(Stored dataset items)
^^^^^^^^

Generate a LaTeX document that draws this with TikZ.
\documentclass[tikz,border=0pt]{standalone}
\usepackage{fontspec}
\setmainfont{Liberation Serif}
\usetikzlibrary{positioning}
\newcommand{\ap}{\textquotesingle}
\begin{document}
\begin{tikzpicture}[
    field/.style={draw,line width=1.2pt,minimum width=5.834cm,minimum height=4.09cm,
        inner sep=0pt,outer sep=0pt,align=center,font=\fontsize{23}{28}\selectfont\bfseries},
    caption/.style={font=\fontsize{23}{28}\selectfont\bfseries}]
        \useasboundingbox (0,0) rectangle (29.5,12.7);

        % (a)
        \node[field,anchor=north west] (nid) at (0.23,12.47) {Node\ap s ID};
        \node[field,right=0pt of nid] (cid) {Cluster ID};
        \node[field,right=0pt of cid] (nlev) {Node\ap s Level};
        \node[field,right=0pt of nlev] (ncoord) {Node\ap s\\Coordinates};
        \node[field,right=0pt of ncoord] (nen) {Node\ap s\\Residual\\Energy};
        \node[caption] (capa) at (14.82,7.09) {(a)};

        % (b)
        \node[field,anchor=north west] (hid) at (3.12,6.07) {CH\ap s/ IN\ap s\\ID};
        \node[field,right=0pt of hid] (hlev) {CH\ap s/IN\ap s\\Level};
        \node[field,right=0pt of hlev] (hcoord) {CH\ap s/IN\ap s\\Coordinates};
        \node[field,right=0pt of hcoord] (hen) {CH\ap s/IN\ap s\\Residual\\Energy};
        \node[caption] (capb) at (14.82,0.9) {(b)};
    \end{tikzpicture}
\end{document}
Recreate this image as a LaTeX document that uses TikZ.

^^^^^^^^

Your task: Reproduce exactly the lines from the beginning of the entries above up to and including the line that contains "(capa) at (14.82,7.09)".

Full response:
Generate a LaTeX document that draws this with TikZ.
\documentclass[tikz,border=0pt]{standalone}
\usepackage{fontspec}
\setmainfont{Liberation Serif}
\usetikzlibrary{positioning}
\newcommand{\ap}{\textquotesingle}
\begin{document}
\begin{tikzpicture}[
    field/.style={draw,line width=1.2pt,minimum width=5.834cm,minimum height=4.09cm,
        inner sep=0pt,outer sep=0pt,align=center,font=\fontsize{23}{28}\selectfont\bfseries},
    caption/.style={font=\fontsize{23}{28}\selectfont\bfseries}]
        \useasboundingbox (0,0) rectangle (29.5,12.7);

        % (a)
        \node[field,anchor=north west] (nid) at (0.23,12.47) {Node\ap s ID};
        \node[field,right=0pt of nid] (cid) {Cluster ID};
        \node[field,right=0pt of cid] (nlev) {Node\ap s Level};
        \node[field,right=0pt of nlev] (ncoord) {Node\ap s\\Coordinates};
        \node[field,right=0pt of ncoord] (nen) {Node\ap s\\Residual\\Energy};
        \node[caption] (capa) at (14.82,7.09) {(a)};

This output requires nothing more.